▶ _SHORT EXERCISE_: How many lines in the records below hold the string "seaborn"? Please answer with the number and nothing more.

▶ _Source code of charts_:

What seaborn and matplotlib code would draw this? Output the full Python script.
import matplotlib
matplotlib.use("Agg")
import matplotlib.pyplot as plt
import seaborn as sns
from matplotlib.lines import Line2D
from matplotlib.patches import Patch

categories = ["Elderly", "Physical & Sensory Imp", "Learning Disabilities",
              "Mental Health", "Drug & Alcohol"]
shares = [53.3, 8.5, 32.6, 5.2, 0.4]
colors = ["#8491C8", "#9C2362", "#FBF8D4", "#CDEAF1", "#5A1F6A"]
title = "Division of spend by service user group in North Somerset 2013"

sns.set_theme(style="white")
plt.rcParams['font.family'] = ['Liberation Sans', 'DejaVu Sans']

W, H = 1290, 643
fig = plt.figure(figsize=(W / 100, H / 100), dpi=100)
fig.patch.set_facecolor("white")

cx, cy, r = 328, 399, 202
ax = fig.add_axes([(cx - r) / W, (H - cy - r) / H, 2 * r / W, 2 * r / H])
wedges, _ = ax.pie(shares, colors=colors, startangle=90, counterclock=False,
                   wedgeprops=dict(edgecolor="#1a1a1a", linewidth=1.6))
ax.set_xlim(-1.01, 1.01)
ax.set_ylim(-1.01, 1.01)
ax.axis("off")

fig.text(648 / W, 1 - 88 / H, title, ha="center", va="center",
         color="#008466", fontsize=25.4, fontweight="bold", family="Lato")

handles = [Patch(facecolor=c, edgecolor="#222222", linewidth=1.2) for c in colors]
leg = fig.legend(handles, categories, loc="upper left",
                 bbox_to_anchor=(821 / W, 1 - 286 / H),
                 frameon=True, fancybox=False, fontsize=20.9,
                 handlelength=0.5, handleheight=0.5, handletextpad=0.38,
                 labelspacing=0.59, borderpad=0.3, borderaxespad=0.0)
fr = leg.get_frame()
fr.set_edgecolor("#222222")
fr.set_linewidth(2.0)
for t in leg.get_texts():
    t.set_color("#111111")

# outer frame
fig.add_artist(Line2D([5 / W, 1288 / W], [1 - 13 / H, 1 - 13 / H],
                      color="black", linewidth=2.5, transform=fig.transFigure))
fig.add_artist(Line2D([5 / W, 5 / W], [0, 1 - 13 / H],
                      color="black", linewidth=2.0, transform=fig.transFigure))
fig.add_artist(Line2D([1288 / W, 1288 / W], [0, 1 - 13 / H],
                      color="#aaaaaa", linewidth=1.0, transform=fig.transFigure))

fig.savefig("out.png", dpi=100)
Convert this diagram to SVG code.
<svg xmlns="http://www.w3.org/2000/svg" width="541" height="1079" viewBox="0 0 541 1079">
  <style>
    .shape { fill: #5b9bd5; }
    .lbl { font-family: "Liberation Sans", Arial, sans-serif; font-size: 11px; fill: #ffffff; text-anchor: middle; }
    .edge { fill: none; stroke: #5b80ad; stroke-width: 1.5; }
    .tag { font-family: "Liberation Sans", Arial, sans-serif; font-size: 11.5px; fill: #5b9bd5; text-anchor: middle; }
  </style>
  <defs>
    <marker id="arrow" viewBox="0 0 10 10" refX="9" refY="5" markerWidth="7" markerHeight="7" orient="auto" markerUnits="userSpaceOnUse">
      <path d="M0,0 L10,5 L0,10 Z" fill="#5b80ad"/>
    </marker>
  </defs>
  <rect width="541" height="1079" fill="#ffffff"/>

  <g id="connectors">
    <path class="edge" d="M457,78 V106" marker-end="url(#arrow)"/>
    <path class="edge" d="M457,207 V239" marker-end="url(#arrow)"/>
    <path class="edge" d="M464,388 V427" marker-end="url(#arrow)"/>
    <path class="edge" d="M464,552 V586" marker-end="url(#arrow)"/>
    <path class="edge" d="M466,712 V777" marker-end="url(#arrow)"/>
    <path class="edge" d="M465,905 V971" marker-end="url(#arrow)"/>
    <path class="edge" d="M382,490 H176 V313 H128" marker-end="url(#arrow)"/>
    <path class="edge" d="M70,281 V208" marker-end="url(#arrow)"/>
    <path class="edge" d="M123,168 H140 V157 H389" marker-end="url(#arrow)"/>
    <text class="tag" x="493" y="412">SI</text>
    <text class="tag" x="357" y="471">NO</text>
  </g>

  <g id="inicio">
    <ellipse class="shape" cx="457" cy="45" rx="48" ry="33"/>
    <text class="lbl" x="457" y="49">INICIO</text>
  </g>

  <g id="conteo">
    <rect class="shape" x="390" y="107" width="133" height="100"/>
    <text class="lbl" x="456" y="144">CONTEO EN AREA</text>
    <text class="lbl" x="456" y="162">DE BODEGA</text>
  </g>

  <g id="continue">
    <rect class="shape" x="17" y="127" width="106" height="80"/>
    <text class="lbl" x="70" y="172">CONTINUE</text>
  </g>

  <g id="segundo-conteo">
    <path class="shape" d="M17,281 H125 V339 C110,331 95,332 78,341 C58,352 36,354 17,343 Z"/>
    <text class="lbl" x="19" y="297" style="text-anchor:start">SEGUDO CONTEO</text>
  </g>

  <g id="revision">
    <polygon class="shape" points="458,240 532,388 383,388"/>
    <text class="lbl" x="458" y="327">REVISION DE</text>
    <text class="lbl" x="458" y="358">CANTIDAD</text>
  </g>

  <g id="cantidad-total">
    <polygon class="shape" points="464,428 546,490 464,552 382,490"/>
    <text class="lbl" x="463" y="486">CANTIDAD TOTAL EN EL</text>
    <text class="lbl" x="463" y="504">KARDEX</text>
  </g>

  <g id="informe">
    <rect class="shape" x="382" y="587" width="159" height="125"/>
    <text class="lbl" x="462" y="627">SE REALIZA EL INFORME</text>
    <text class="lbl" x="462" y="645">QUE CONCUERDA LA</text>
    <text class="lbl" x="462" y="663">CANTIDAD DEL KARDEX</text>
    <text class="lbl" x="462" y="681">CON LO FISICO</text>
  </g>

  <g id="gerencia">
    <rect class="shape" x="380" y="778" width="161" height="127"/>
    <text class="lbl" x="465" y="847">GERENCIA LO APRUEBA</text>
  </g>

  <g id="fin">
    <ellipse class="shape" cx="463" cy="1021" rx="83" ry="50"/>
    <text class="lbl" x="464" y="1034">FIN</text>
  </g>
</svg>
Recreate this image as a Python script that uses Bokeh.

▶ _EXERCISE OUTPUT_: 2